University of Zambia (UNZA) vice Chancellor Professor Luke Evuta Mumba says the institutions has cleared all the 2017 June salaries which it owed to lecturers and that the strike has been called off.

In an interview with News Diggers today, Prof Mumba said the strike was as a result of the delays by the Ministry of Finance to release the grants for the institution.

“Firstly I don’t think its right that lecturers every time there is a small delay, they go on strike in the sense that the academic staff need to look at it in the bigger picture of the economic situation in the country. There was a go-slow because salaries were delayed. They announced that on Thursday but by Friday we started paying salaries so that go-slow didn’t really take effect. As we speak now everything is very normal, they have all been paid. Academic programs are going on,” Prof Mumba said.
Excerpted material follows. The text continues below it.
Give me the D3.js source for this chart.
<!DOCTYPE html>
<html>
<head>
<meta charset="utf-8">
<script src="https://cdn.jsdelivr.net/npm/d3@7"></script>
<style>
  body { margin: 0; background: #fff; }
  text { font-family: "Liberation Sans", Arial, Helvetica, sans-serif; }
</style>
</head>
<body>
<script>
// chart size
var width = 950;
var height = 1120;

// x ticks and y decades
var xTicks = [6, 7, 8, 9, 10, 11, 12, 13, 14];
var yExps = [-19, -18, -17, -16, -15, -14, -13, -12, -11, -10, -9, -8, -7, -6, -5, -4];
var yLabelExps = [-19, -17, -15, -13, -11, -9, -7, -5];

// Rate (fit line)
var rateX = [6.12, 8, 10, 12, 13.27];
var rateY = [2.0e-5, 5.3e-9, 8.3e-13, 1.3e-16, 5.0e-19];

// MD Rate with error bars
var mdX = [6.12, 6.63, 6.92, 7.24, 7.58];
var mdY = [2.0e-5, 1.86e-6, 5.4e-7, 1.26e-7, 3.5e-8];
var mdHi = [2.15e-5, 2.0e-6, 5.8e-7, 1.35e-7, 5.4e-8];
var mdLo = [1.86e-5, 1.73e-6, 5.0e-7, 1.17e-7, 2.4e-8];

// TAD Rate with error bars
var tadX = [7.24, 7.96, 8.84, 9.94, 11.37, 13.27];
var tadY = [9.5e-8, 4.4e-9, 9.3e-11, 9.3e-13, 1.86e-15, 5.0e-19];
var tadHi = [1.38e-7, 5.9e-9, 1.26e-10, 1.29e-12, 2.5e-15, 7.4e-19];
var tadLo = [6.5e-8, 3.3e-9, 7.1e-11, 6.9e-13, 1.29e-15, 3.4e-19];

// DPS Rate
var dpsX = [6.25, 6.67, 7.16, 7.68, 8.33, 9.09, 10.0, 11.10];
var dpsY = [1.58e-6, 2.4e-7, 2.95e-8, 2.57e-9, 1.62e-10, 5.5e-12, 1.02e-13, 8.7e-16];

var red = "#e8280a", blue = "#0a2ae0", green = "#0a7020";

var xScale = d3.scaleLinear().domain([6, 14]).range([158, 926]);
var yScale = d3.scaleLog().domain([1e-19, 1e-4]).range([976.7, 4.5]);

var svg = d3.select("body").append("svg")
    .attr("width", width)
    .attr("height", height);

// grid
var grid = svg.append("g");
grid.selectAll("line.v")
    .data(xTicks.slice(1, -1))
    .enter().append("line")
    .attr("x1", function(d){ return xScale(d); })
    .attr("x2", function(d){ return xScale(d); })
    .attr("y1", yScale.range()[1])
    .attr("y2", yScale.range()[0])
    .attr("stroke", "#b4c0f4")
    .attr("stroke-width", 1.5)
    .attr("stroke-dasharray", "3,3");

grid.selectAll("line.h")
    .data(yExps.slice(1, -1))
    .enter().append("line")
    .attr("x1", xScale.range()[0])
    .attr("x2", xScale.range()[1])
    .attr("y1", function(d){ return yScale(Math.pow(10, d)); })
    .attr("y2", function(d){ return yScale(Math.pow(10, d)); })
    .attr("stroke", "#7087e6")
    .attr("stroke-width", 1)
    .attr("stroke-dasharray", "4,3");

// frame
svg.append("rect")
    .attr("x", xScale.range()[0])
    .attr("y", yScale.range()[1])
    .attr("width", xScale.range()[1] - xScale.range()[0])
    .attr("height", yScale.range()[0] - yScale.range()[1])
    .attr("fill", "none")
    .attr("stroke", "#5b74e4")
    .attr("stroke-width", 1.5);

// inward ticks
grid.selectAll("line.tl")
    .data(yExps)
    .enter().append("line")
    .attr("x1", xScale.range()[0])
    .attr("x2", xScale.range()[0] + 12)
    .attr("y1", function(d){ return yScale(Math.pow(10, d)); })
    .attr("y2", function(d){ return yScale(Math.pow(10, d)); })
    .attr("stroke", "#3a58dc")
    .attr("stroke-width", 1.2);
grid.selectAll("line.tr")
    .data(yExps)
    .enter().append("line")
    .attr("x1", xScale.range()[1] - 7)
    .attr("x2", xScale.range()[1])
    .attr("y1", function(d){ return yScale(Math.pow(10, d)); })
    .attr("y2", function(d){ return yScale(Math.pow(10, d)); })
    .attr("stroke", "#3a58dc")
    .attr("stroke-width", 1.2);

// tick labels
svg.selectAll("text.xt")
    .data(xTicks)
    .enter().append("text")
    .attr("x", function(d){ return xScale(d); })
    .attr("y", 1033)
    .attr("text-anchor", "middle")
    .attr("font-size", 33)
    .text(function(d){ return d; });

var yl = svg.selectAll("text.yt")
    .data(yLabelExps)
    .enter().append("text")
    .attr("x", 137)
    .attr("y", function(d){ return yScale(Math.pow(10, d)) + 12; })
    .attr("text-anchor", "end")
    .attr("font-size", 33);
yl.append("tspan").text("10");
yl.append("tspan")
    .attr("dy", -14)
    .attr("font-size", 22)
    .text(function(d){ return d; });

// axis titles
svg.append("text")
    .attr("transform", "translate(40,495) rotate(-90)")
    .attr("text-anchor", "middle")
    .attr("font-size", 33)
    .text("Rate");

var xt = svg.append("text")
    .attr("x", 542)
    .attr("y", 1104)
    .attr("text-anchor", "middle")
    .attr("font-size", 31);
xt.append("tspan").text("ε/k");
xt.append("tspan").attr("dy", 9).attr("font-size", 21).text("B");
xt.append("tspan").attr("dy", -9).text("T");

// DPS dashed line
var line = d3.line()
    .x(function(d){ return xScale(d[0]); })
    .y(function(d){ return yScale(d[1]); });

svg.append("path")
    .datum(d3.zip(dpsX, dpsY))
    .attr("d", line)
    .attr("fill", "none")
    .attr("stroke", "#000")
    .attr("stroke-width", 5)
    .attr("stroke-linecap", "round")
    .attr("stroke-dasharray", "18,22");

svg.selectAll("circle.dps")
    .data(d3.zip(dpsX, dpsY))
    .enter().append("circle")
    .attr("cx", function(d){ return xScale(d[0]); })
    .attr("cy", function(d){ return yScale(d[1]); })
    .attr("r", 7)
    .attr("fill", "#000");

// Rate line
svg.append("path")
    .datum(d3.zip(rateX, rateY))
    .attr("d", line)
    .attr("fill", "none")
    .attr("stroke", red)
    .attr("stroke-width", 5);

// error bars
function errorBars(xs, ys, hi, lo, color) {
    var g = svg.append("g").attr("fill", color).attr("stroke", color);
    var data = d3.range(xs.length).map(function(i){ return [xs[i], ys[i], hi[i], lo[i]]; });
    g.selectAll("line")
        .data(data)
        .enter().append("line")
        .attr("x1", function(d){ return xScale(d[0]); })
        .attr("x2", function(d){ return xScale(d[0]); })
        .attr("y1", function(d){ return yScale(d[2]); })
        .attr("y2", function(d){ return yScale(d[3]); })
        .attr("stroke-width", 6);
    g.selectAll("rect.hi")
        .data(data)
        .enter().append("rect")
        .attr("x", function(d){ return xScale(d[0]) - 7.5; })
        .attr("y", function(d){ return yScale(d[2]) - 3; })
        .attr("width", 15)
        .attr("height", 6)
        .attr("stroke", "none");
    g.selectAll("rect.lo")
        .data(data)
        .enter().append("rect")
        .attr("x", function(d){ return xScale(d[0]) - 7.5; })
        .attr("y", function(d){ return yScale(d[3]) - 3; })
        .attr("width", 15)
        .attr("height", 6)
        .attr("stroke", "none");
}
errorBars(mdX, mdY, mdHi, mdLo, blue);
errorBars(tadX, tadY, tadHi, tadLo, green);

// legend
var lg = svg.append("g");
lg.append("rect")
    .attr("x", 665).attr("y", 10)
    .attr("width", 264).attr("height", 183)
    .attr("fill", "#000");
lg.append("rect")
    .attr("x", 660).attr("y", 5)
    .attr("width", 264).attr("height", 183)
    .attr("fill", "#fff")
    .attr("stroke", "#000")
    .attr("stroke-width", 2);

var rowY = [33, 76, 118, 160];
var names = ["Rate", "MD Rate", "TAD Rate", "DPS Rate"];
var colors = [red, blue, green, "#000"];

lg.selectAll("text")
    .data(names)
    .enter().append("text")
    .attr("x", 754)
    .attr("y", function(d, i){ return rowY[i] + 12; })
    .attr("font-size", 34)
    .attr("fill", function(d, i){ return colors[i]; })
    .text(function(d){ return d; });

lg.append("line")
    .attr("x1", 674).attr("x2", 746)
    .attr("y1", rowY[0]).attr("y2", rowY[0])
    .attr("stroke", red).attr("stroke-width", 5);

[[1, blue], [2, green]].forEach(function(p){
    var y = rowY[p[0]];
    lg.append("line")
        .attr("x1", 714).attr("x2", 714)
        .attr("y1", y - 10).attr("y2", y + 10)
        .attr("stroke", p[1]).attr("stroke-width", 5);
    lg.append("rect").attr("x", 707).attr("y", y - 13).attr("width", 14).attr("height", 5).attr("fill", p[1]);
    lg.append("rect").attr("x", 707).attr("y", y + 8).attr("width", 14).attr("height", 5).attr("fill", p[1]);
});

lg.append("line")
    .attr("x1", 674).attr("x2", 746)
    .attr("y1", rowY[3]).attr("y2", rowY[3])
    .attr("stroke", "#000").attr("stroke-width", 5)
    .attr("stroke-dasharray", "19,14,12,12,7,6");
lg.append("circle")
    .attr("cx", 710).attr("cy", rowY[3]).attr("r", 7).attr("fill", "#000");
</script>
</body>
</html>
“UNZA salaries are paid every month, there is no month that we have not paid salaries except that they are delayed because we rely on Ministry of finance to give us our monthly grants for salaries. And the information we get from there is that they have challenges to collect enough funds, so that takes a bit of time. We have always paid on the 30th of every month but June was a bit unique in the sense that remember there was a holiday towards the end of June and then it spilt over to July. So that holiday is what made it a bit out of the normal time that we pay our salaries.”

Prof Mumba however complained that it does not send a good picture for the highest learning institution that lecturers should be going on strike or on go-slow every time there was a delay of two to three days in payment of salaries.
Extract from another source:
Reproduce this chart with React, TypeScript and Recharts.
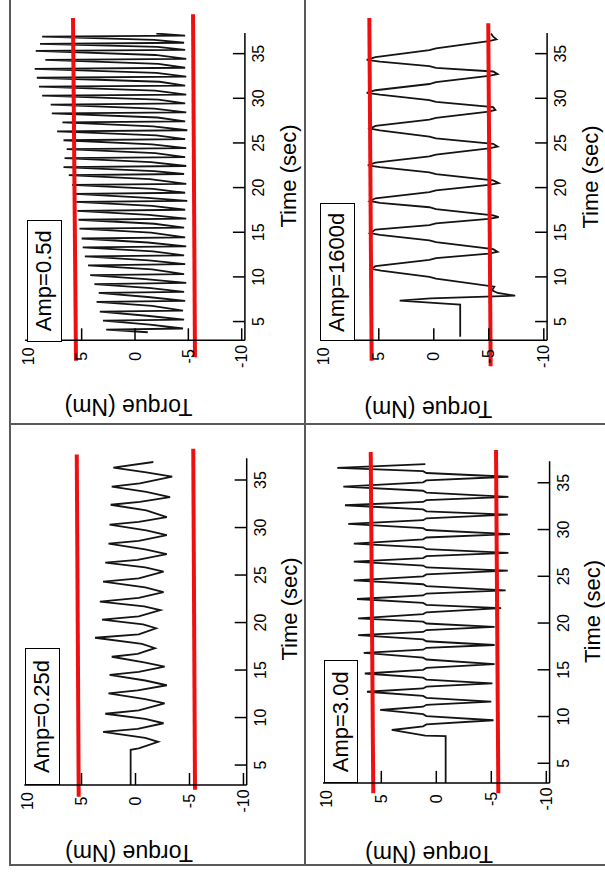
import React from "react";
import { LineChart, Line, XAxis, YAxis, ReferenceLine } from "recharts";

/* four torque traces, each plot drawn upright and then turned a quarter left */

type Pt = [number, number]; // [time (s), torque (Nm)]

const timeTicks = [5, 10, 15, 20, 25, 30, 35];
const torqueTicks = [-10, -5, 0, 5, 10];
const timeDomain: [number, number] = [2.9, 37.3];
const torqueDomain: [number, number] = [-10.3, 10.3];

const amp05: Pt[] = [
  [3.8, -1.2],
  [4.1, 2.7], [4.22, -4.5], [4.65, -1.4],
  [5.1, 3.0], [5.22, -4.6], [5.65, -1.1],
  [6.1, 3.3], [6.22, -4.5], [6.75, -1.6],
  [7.2, 3.6], [7.32, -4.7], [7.75, -1.2],
  [8.2, 3.4], [8.32, -4.6], [8.75, -1.5],
  [9.2, 3.8], [9.32, -4.8], [9.75, -1.0],
  [10.2, 4.2], [10.32, -4.6], [10.85, -1.6],
  [11.3, 4.4], [11.42, -4.7], [11.85, -1.3],
  [12.3, 4.7], [12.42, -4.6], [12.85, -1.7],
  [13.3, 4.9], [13.42, -4.8], [13.85, -1.2],
  [14.3, 5.0], [14.42, -4.7], [14.95, -1.5],
  [15.4, 5.2], [15.52, -4.6], [15.95, -1.8],
  [16.4, 5.3], [16.52, -4.8], [16.95, -1.3],
  [17.4, 5.4], [17.52, -4.7], [17.95, -1.6],
  [18.4, 5.5], [18.52, -4.9], [18.85, -1.2],
  [19.3, 5.6], [19.42, -4.7], [19.85, -1.7],
  [20.3, 5.9], [20.42, -4.8], [20.95, -1.4],
  [21.4, 6.2], [21.52, -4.6], [21.85, -1.8],
  [22.3, 6.7], [22.42, -4.8], [22.85, -1.5],
  [23.3, 6.6], [23.42, -4.7], [23.85, -1.9],
  [24.3, 6.4], [24.42, -4.8], [24.85, -1.6],
  [25.3, 6.7], [25.42, -4.7], [25.85, -2.0],
  [26.3, 7.3], [26.42, -4.9], [26.85, -1.7],
  [27.3, 6.8], [27.42, -4.7], [27.85, -2.1],
  [28.3, 7.8], [28.42, -4.8], [28.85, -1.8],
  [29.3, 7.9], [29.42, -4.7], [29.85, -2.2],
  [30.3, 8.7], [30.42, -4.8], [30.85, -1.9],
  [31.3, 9.0], [31.42, -4.7], [31.85, -2.3],
  [32.3, 9.2], [32.42, -4.8], [32.85, -2.0],
  [33.3, 9.4], [33.42, -4.7], [33.85, -2.2],
  [34.3, 8.4], [34.42, -4.8], [34.85, -1.9],
  [35.3, 9.3], [35.42, -4.7], [35.75, -2.1],
  [36.1, 8.9], [36.22, -4.6], [36.55, -1.8],
  [36.9, 8.7], [37.02, -4.7], [37.25, -2.0],
];

const amp1600: Pt[] = [
  [3.3, -2.4], [6.9, -2.4], [7.0, -1.0], [7.35, 3.1], [7.6, 0.3], [7.9, -7.4],
  [8.2, -5.8], [8.5, -5.3], [8.9, -5.5],
  [9.8, -0.2], [10.0, 0.4], [10.7, 4.8], [10.9, 5.7], [11.2, 5.3],
  [11.9, 0.4], [12.1, -0.2], [12.6, -5.0], [12.8, -5.8], [13.1, -5.4],
  [13.9, -0.2], [14.1, 0.4], [14.7, 4.9], [14.9, 5.8], [15.3, 5.3],
  [15.8, 0.4], [16.0, -0.2], [16.5, -5.0], [16.7, -5.9], [16.9, -5.4],
  [17.6, -0.2], [17.8, 0.4], [18.3, 4.9], [18.5, 5.8], [18.8, 5.3],
  [19.5, 0.4], [19.7, -0.2], [20.3, -5.0], [20.5, -5.9], [20.8, -5.4],
  [21.5, -0.2], [21.7, 0.4], [22.3, 4.9], [22.5, 6.0], [22.8, 5.3],
  [23.5, 0.4], [23.7, -0.2], [24.4, -5.0], [24.6, -5.8], [24.9, -5.4],
  [25.5, -0.2], [25.7, 0.4], [26.4, 4.9], [26.6, 5.8], [26.9, 5.3],
  [27.6, 0.4], [27.8, -0.2], [28.5, -5.0], [28.7, -5.6], [29.0, -5.4],
  [29.6, -0.2], [29.8, 0.4], [30.4, 4.9], [30.6, 6.1], [30.9, 5.3],
  [31.6, 0.4], [31.8, -0.2], [32.5, -5.0], [32.7, -5.8], [33.0, -5.4],
  [33.4, -0.2], [33.6, 0.4], [34.1, 4.9], [34.3, 6.1], [34.6, 5.3],
  [35.4, 0.4], [35.6, -0.2], [36.4, -5.0], [36.6, -5.7], [36.9, -5.4],
  [37.25, -5.2],
];

const amp025: Pt[] = [
  [2.9, 0.45], [6.6, 0.45], [6.75, -0.3], [7.45, -2.1],
  [7.85, -0.9], [8.5, 3.0], [8.8, -0.2], [9.4, -2.6],
  [9.85, -0.9], [10.4, 2.8], [10.75, -0.3], [11.5, -2.7],
  [11.95, -0.9], [12.55, 2.5], [12.85, -0.2], [13.4, -2.9],
  [13.9, -0.9], [14.5, 2.4], [14.8, -0.3], [15.35, -2.7],
  [15.8, -0.8], [16.4, 2.2], [16.7, -0.2], [17.3, -1.8],
  [17.75, -0.6], [18.4, 3.75], [18.75, -0.3], [19.4, -1.9],
  [19.8, -0.7], [20.3, 3.1], [20.65, -0.3], [21.3, -2.3],
  [21.7, -0.8], [22.2, 3.3], [22.6, -0.3], [23.2, -2.6],
  [23.7, -0.9], [24.3, 3.0], [24.65, -0.3], [25.35, -2.6],
  [25.8, -0.9], [26.3, 2.8], [26.6, -0.2], [27.2, -2.9],
  [27.7, -0.9], [28.3, 2.5], [28.6, -0.3], [29.2, -2.9],
  [29.7, -1.0], [30.3, 2.4], [30.6, -0.3], [31.1, -2.9],
  [31.8, -1.0], [32.4, 2.3], [32.7, -0.4], [33.2, -3.2],
  [33.75, -1.0], [34.3, 2.2], [34.65, -0.4], [35.35, -3.4],
  [35.8, -1.0], [36.3, 2.05], [36.9, -1.65],
];

const amp30: Pt[] = [
  [2.9, -0.85], [7.9, -0.85], [7.95, 1.0], [8.56, 4.05],
  [8.95, 1.2], [9.15, 0.9], [9.6, -5.2],
  [10.05, 0.9], [10.25, 1.2], [10.7, 5.1],
  [11.05, 1.2], [11.25, 0.9], [11.6, -5.0],
  [12.0, 0.9], [12.2, 1.2], [12.65, 6.3],
  [13.0, 1.2], [13.2, 0.9], [13.55, -5.1],
  [13.95, 0.9], [14.15, 1.2], [14.6, 6.5],
  [15.0, 1.2], [15.2, 0.9], [15.6, -5.3],
  [16.1, 0.9], [16.3, 1.2], [16.8, 6.6],
  [17.15, 1.2], [17.35, 0.9], [17.65, -5.3],
  [18.05, 0.9], [18.25, 1.2], [18.7, 7.1],
  [19.05, 1.2], [19.25, 0.9], [19.6, -5.3],
  [19.95, 0.9], [20.15, 1.2], [20.5, 7.1],
  [20.95, 1.2], [21.15, 0.9], [21.6, -5.9],
  [21.95, 0.9], [22.15, 1.2], [22.57, 7.2],
  [22.95, 1.2], [23.15, 0.9], [23.5, -6.3],
  [23.95, 0.9], [24.15, 1.2], [24.57, 7.5],
  [25.0, 1.2], [25.2, 0.9], [25.6, -6.5],
  [25.95, 0.9], [26.15, 1.2], [26.56, 7.5],
  [26.95, 1.2], [27.15, 0.9], [27.5, -6.55],
  [27.9, 0.9], [28.1, 1.2], [28.5, 7.5],
  [28.95, 1.2], [29.15, 0.9], [29.5, -6.7],
  [29.95, 0.9], [30.15, 1.2], [30.6, 8.0],
  [31.0, 1.2], [31.2, 0.9], [31.6, -6.5],
  [31.95, 0.9], [32.15, 1.2], [32.6, 8.3],
  [32.95, 1.2], [33.15, 0.9], [33.5, -6.55],
  [33.95, 0.9], [34.15, 1.2], [34.6, 8.45],
  [35.05, 1.2], [35.25, 0.9], [35.65, -6.55],
  [36.05, 0.9], [36.25, 1.2], [36.6, 9.0],
  [37.0, 1.0],
];

// red limit lines, end points as [time, torque]
const upper05: Pt[] = [[0.6, 5.53], [39.0, 5.81]];
const lower05: Pt[] = [[1.0, -5.62], [39.4, -5.44]];
const upper1600: Pt[] = [[0.6, 5.65], [39.0, 5.86]];
const lower1600: Pt[] = [[0.0, -5.17], [38.4, -4.95]];
const upper025: Pt[] = [[1.66, 5.26], [37.7, 5.44]];
const lower025: Pt[] = [[2.4, -5.51], [38.3, -5.35]];
const upper30: Pt[] = [[1.8, 5.73], [38.3, 5.96]];
const lower30: Pt[] = [[1.8, -5.64], [38.5, -5.43]];

const panels = [
  {
    name: "Amp=0.5d", data: amp05, upper: upper05, lower: lower05,
    left: 10, top: 0, fw: 294, fh: 424,
    mt: 15.1, mb: 59.1, ml: 83.7, mr: 33.1,
    timeDx: 10.7, torqueDx: -24.85, torqueDy: -6.5,
    box: { left: 82.3, top: 16.7, width: 122, height: 35 },
  },
  {
    name: "Amp=1600d", data: amp1600, upper: upper1600, lower: lower1600,
    left: 305, top: 0, fw: 300, fh: 424,
    mt: 15.5, mb: 57.9, ml: 83.7, mr: 33.1,
    timeDx: 9.7, torqueDx: -26.85, torqueDy: -5.5,
    box: { left: 82.7, top: 15, width: 138, height: 35 },
  },
  {
    name: "Amp=0.25d", data: amp025, upper: upper025, lower: lower025,
    left: 10, top: 424, fw: 294, fh: 442,
    mt: 14.3, mb: 57.3, ml: 81, mr: 34.2,
    timeDx: 12.6, torqueDx: -27.5, torqueDy: -6.5,
    box: { left: 81, top: 15, width: 137, height: 35 },
  },
  {
    name: "Amp=3.0d", data: amp30, upper: upper30, lower: lower30,
    left: 305, top: 424, fw: 300, fh: 442,
    mt: 18, mb: 55.4, ml: 83.1, mr: 37.3,
    timeDx: 10.6, torqueDx: -29.3, torqueDy: -7.3,
    box: { left: 82.7, top: 19, width: 123, height: 34 },
  },
];

const axisLine = { stroke: "#000", strokeWidth: 1.5 };
const tickLine = { stroke: "#000", strokeWidth: 1.5 };
const blank = () => "";

function Panel({ p }: { p: (typeof panels)[number] }) {
  const W = p.fh;
  const H = p.fw;
  const rows = p.data.map(([t, v]) => ({ t, v }));
  const seg = (s: Pt[]) => s.map(([x, y]) => ({ x, y }));

  return (
    <div style={{ position: "absolute", left: p.left, top: p.top, width: p.fw, height: p.fh }}>
      <div
        style={{
          position: "absolute",
          left: 0,
          top: 0,
          width: W,
          height: H,
          transformOrigin: "0 0",
          transform: `translate(0px, ${W}px) rotate(-90deg)`,
        }}
      >
        <LineChart width={W} height={H} data={rows} margin={{ top: p.mt, right: p.mr, bottom: 0, left: 0 }}>
          <XAxis
            dataKey="t" type="number" domain={timeDomain} ticks={timeTicks} allowDataOverflow
            interval={0} height={p.mb} tickSize={-12} tickMargin={20}
            axisLine={axisLine} tickLine={tickLine}
            tick={{ fill: "#000", fontSize: 16 }}
            label={{ value: "Time (sec)", position: "insideTop", offset: 35, dx: p.timeDx, fill: "#000", fontSize: 22 }}
          />
          <XAxis
            xAxisId="top" orientation="top" dataKey="t" type="number" domain={timeDomain} ticks={timeTicks}
            allowDataOverflow interval={0} height={0} tickSize={-12} tickFormatter={blank}
            axisLine={axisLine} tickLine={tickLine}
          />
          <YAxis
            type="number" domain={torqueDomain} ticks={torqueTicks} allowDataOverflow
            interval={0} width={p.ml} tickSize={-12} tickMargin={28}
            axisLine={axisLine} tickLine={tickLine}
            tick={{ fill: "#000", fontSize: 16, textAnchor: "middle" }}
            label={{ value: "Torque (Nm)", angle: -90, position: "center", dx: p.torqueDx, dy: p.torqueDy, fill: "#000", fontSize: 23 }}
          />
          <YAxis
            yAxisId="right" orientation="right" type="number" domain={torqueDomain} ticks={torqueTicks}
            allowDataOverflow interval={0} width={0} tickSize={-12} tickFormatter={blank}
            axisLine={axisLine} tickLine={tickLine}
          />
          <Line
            dataKey="v" type="linear" stroke="#141414" strokeWidth={1.8}
            dot={false} activeDot={false} isAnimationActive={false}
          />
          <ReferenceLine segment={seg(p.upper)} stroke="#ee1010" strokeWidth={4} ifOverflow="visible" />
          <ReferenceLine segment={seg(p.lower)} stroke="#ee1010" strokeWidth={4} ifOverflow="visible" />
        </LineChart>
        <div
          style={{
            position: "absolute",
            left: p.box.left,
            top: p.box.top,
            width: p.box.width,
            height: p.box.height,
            boxSizing: "border-box",
            border: "1.5px solid #000",
            background: "#fff",
            fontSize: 22,
            lineHeight: `${p.box.height - 3}px`,
            textAlign: "center",
            color: "#000",
          }}
        >
          {p.name}
        </div>
      </div>
    </div>
  );
}

const rule = (s: React.CSSProperties) => (
  <div style={{ position: "absolute", background: "#5a5a5a", ...s }} />
);

export default function App() {
  return (
    <div
      style={{
        position: "absolute",
        left: 0,
        top: 0,
        width: 605,
        height: 876,
        background: "#fff",
        overflow: "hidden",
        fontFamily: "'Liberation Sans', Arial, Helvetica, sans-serif",
      }}
    >
      {panels.map((p) => (
        <Panel key={p.name} p={p} />
      ))}
      {rule({ left: 9, top: 0, width: 2, height: 866 })}
      {rule({ left: 304, top: 0, width: 2, height: 866 })}
      {rule({ left: 9, top: 423, width: 596, height: 2 })}
      {rule({ left: 9, top: 864, width: 596, height: 2 })}
    </div>
  );
}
“So I would have expected members of staff to understand that because of this public holiday, that is why there was a delay. Because we always endeavour that salaries are paid and we communicate to them. We call them, we don’t necessarily have to write memos to them but we do inform the three executive unions to say this is the situation. So on that score, I will agree with you that it doesn’t augur well for the highest institution of learning, for people to go on go-slow or strike every time there is a minor delay of two to three days in payment of salaries, because in many cases the salaries do come is should not be like that. Because am aware that there are institutions in this country where people do not get their salaries for months, three months, six months without being paid but that has never been the case in the university,” he said.

Prof Mumba, however, said it was understood that lecturers also had other expectations due to challenges which they needed to address.

“But it is also correct that as employees they have expectations, they have challenges which they need to address in families. Bills, children school fees, so they have expectations. We have a pay day and they expect to be paid on that day. So that is on their side, they have a genuine grievance also but we are caught up between a hard play in the rock. While we appreciate fully the entitlement they and requirements for employers to pay salaries on time, we have to wait for government’s submission. But as we speak, all the salaries as it stands have been paid. We are now working with the Ministry of finance to ensure that the July salaries will be paid on the 30th of this month and not later than that. Otherwise every employee in the university was paid the June salaries,” said Prof Mumba.

“When lecturers go on strike, a lot of things are affected. It means that students are not getting 100 percent of the academic activities that they are supposed to receive. So then we lose time in terms of completing the academic year and also completing the course material that students are supposed to receive. So it is very very inconveniencing to the student. That is why from time to time you find that if the go-slow is prolonged, students also join in because they are discontented because they are unlikely to finish their programmes. And that also affects the exam time table, so may things get affected.”